Problem to work on ▸
Give the entries back exactly, dropping each image.

[Code that draws figures]
--- begin ---

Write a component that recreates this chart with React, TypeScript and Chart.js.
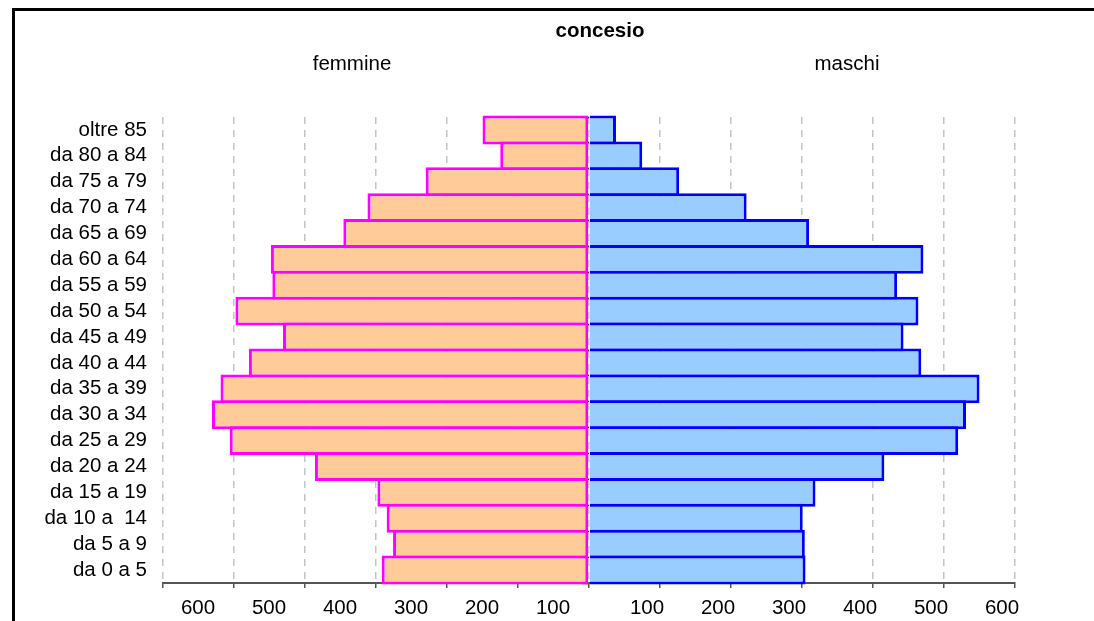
import React, { useEffect, useRef } from 'react';
import { Chart, registerables } from 'chart.js';

Chart.register(...registerables);

const chartTitle = 'concesio';
const sideTitles = ['femmine', 'maschi'];

const categories = [
  'oltre 85',
  'da 80 a 84',
  'da 75 a 79',
  'da 70 a 74',
  'da 65 a 69',
  'da 60 a 64',
  'da 55 a 59',
  'da 50 a 54',
  'da 45 a 49',
  'da 40 a 44',
  'da 35 a 39',
  'da 30 a 34',
  'da 25 a 29',
  'da 20 a 24',
  'da 15 a 19',
  'da 10 a  14',
  'da 5 a 9',
  'da 0 a 5',
];

const femmineValues = [150, 125, 230, 312, 346, 448, 446, 498, 431, 479, 519, 531, 506, 386, 298, 285, 276, 292];
const maschiValues = [38, 75, 127, 222, 310, 471, 434, 464, 443, 468, 550, 531, 520, 416, 319, 301, 304, 305];

const axisMin = -600;
const axisMax = 600;
const axisStep = 100;

const FONT_FAMILY = '"Liberation Sans", Arial, Helvetica, sans-serif';
const FONT_SIZE = 20.5;

const headerPlugin = {
  id: 'headerTexts',
  afterDraw(chart: any) {
    const ctx = chart.ctx;
    ctx.save();
    ctx.fillStyle = '#000';
    ctx.textAlign = 'center';
    ctx.textBaseline = 'alphabetic';
    ctx.font = `bold ${FONT_SIZE}px ${FONT_FAMILY}`;
    ctx.fillText(chartTitle, 600, 37);
    ctx.font = `${FONT_SIZE}px ${FONT_FAMILY}`;
    ctx.fillText(sideTitles[0], 352, 70);
    ctx.fillText(sideTitles[1], 847, 70);
    ctx.restore();
  },
};

export default function App() {
  const canvasRef = useRef<HTMLCanvasElement | null>(null);

  useEffect(() => {
    if (!canvasRef.current) return;
    const tickFont = { family: FONT_FAMILY, size: FONT_SIZE };
    const chart = new Chart(canvasRef.current, {
      type: 'bar',
      data: {
        labels: categories,
        datasets: [
          {
            label: sideTitles[0],
            data: femmineValues.map((v) => -v),
            backgroundColor: '#FFCC99',
            borderColor: '#FF00FF',
            borderWidth: 3,
            borderSkipped: false,
            barPercentage: 1.116,
            categoryPercentage: 1,
            xAxisID: 'x',
            yAxisID: 'y',
            clip: false,
          } as any,
          {
            label: sideTitles[1],
            data: maschiValues,
            backgroundColor: '#99CCFF',
            borderColor: '#0000FF',
            borderWidth: 3,
            borderSkipped: 'start',
            barPercentage: 1.116,
            categoryPercentage: 1,
            xAxisID: 'x',
            yAxisID: 'y',
            clip: false,
          } as any,
        ],
      },
      options: {
        indexAxis: 'y',
        animation: false,
        responsive: true,
        maintainAspectRatio: false,
        layout: { padding: { left: 0, right: 79, top: 117, bottom: 0 } },
        plugins: {
          legend: { display: false },
          tooltip: { enabled: false },
          title: { display: false },
        },
        scales: {
          x: {
            type: 'linear',
            position: 'bottom',
            min: axisMin,
            max: axisMax,
            stacked: true,
            grid: {
              color: '#c4c4c4',
              lineWidth: 1.5,
              drawTicks: true,
              tickLength: 5,
              tickColor: '#555',
              tickWidth: 1.5,
            },
            border: { display: true, color: '#555', width: 2, dash: [7, 6] },
            ticks: {
              stepSize: axisStep,
              autoSkip: false,
              maxRotation: 0,
              padding: 8,
              labelOffset: 35,
              color: '#000',
              font: tickFont,
              callback: (v: any) => (Number(v) < 0 ? String(-Number(v)) : ''),
            },
            afterFit: (s: any) => {
              s.height = 38;
            },
          },
          x2: {
            type: 'linear',
            position: { y: 17.5 },
            min: axisMin,
            max: axisMax,
            grid: { display: false, drawTicks: false },
            border: { display: false },
            ticks: {
              stepSize: axisStep,
              autoSkip: false,
              maxRotation: 0,
              padding: 13,
              labelOffset: -13,
              color: '#000',
              font: tickFont,
              callback: (v: any) => (Number(v) > 0 ? String(v) : ''),
            },
          },
          y: {
            type: 'category',
            position: 'left',
            stacked: true,
            offset: true,
            grid: { display: false, drawTicks: false, offset: true },
            border: { display: false },
            ticks: {
              color: '#000',
              font: tickFont,
              padding: 16,
              autoSkip: false,
            },
            afterFit: (s: any) => {
              s.width = 163;
            },
          },
          y2: {
            type: 'category',
            position: { x: 0 },
            offset: true,
            grid: {
              display: true,
              drawOnChartArea: false,
              drawTicks: true,
              tickLength: 7,
              tickColor: '#222',
              tickWidth: 1.5,
              offset: true,
            },
            border: { display: false },
            ticks: { display: false, autoSkip: false },
          },
        } as any,
      },
      plugins: [headerPlugin],
    });
    return () => chart.destroy();
  }, []);

  return (
    <div
      style={{
        position: 'fixed',
        left: 0,
        top: 0,
        width: 1094,
        height: 621,
        overflow: 'hidden',
        background: '#fff',
      }}
    >
      <div
        style={{
          position: 'absolute',
          left: 12,
          top: 8,
          width: 1200,
          height: 700,
          borderLeft: '3px solid #000',
          borderTop: '3px solid #000',
        }}
      />
      <div style={{ position: 'absolute', left: 0, top: 0, width: 1094, height: 621 }}>
        <canvas ref={canvasRef} />
      </div>
    </div>
  );
}
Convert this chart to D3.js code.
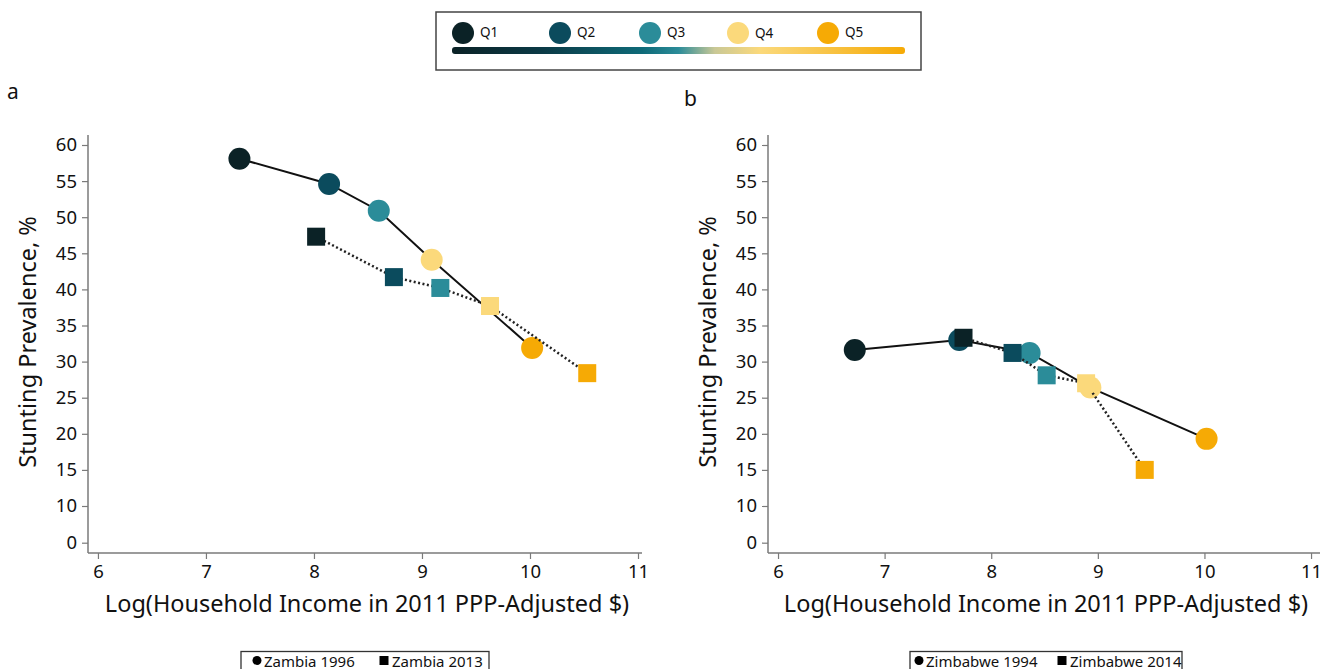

--- end ---

Exercise result ▸
Write a component that recreates this chart with React, TypeScript and Chart.js.
import React, { useEffect, useRef } from 'react';
import { Chart, registerables } from 'chart.js';

Chart.register(...registerables);

const chartTitle = 'concesio';
const sideTitles = ['femmine', 'maschi'];

const categories = [
  'oltre 85',
  'da 80 a 84',
  'da 75 a 79',
  'da 70 a 74',
  'da 65 a 69',
  'da 60 a 64',
  'da 55 a 59',
  'da 50 a 54',
  'da 45 a 49',
  'da 40 a 44',
  'da 35 a 39',
  'da 30 a 34',
  'da 25 a 29',
  'da 20 a 24',
  'da 15 a 19',
  'da 10 a  14',
  'da 5 a 9',
  'da 0 a 5',
];

const femmineValues = [150, 125, 230, 312, 346, 448, 446, 498, 431, 479, 519, 531, 506, 386, 298, 285, 276, 292];
const maschiValues = [38, 75, 127, 222, 310, 471, 434, 464, 443, 468, 550, 531, 520, 416, 319, 301, 304, 305];

const axisMin = -600;
const axisMax = 600;
const axisStep = 100;

const FONT_FAMILY = '"Liberation Sans", Arial, Helvetica, sans-serif';
const FONT_SIZE = 20.5;

const headerPlugin = {
  id: 'headerTexts',
  afterDraw(chart: any) {
    const ctx = chart.ctx;
    ctx.save();
    ctx.fillStyle = '#000';
    ctx.textAlign = 'center';
    ctx.textBaseline = 'alphabetic';
    ctx.font = `bold ${FONT_SIZE}px ${FONT_FAMILY}`;
    ctx.fillText(chartTitle, 600, 37);
    ctx.font = `${FONT_SIZE}px ${FONT_FAMILY}`;
    ctx.fillText(sideTitles[0], 352, 70);
    ctx.fillText(sideTitles[1], 847, 70);
    ctx.restore();
  },
};

export default function App() {
  const canvasRef = useRef<HTMLCanvasElement | null>(null);

  useEffect(() => {
    if (!canvasRef.current) return;
    const tickFont = { family: FONT_FAMILY, size: FONT_SIZE };
    const chart = new Chart(canvasRef.current, {
      type: 'bar',
      data: {
        labels: categories,
        datasets: [
          {
            label: sideTitles[0],
            data: femmineValues.map((v) => -v),
            backgroundColor: '#FFCC99',
            borderColor: '#FF00FF',
            borderWidth: 3,
            borderSkipped: false,
            barPercentage: 1.116,
            categoryPercentage: 1,
            xAxisID: 'x',
            yAxisID: 'y',
            clip: false,
          } as any,
          {
            label: sideTitles[1],
            data: maschiValues,
            backgroundColor: '#99CCFF',
            borderColor: '#0000FF',
            borderWidth: 3,
            borderSkipped: 'start',
            barPercentage: 1.116,
            categoryPercentage: 1,
            xAxisID: 'x',
            yAxisID: 'y',
            clip: false,
          } as any,
        ],
      },
      options: {
        indexAxis: 'y',
        animation: false,
        responsive: true,
        maintainAspectRatio: false,
        layout: { padding: { left: 0, right: 79, top: 117, bottom: 0 } },
        plugins: {
          legend: { display: false },
          tooltip: { enabled: false },
          title: { display: false },
        },
        scales: {
          x: {
            type: 'linear',
            position: 'bottom',
            min: axisMin,
            max: axisMax,
            stacked: true,
            grid: {
              color: '#c4c4c4',
              lineWidth: 1.5,
              drawTicks: true,
              tickLength: 5,
              tickColor: '#555',
              tickWidth: 1.5,
            },
            border: { display: true, color: '#555', width: 2, dash: [7, 6] },
            ticks: {
              stepSize: axisStep,
              autoSkip: false,
              maxRotation: 0,
              padding: 8,
              labelOffset: 35,
              color: '#000',
              font: tickFont,
              callback: (v: any) => (Number(v) < 0 ? String(-Number(v)) : ''),
            },
            afterFit: (s: any) => {
              s.height = 38;
            },
          },
          x2: {
            type: 'linear',
            position: { y: 17.5 },
            min: axisMin,
            max: axisMax,
            grid: { display: false, drawTicks: false },
            border: { display: false },
            ticks: {
              stepSize: axisStep,
              autoSkip: false,
              maxRotation: 0,
              padding: 13,
              labelOffset: -13,
              color: '#000',
              font: tickFont,
              callback: (v: any) => (Number(v) > 0 ? String(v) : ''),
            },
          },
          y: {
            type: 'category',
            position: 'left',
            stacked: true,
            offset: true,
            grid: { display: false, drawTicks: false, offset: true },
            border: { display: false },
            ticks: {
              color: '#000',
              font: tickFont,
              padding: 16,
              autoSkip: false,
            },
            afterFit: (s: any) => {
              s.width = 163;
            },
          },
          y2: {
            type: 'category',
            position: { x: 0 },
            offset: true,
            grid: {
              display: true,
              drawOnChartArea: false,
              drawTicks: true,
              tickLength: 7,
              tickColor: '#222',
              tickWidth: 1.5,
              offset: true,
            },
            border: { display: false },
            ticks: { display: false, autoSkip: false },
          },
        } as any,
      },
      plugins: [headerPlugin],
    });
    return () => chart.destroy();
  }, []);

  return (
    <div
      style={{
        position: 'fixed',
        left: 0,
        top: 0,
        width: 1094,
        height: 621,
        overflow: 'hidden',
        background: '#fff',
      }}
    >
      <div
        style={{
          position: 'absolute',
          left: 12,
          top: 8,
          width: 1200,
          height: 700,
          borderLeft: '3px solid #000',
          borderTop: '3px solid #000',
        }}
      />
      <div style={{ position: 'absolute', left: 0, top: 0, width: 1094, height: 621 }}>
        <canvas ref={canvasRef} />
      </div>
    </div>
  );
}
Convert this chart to D3.js code.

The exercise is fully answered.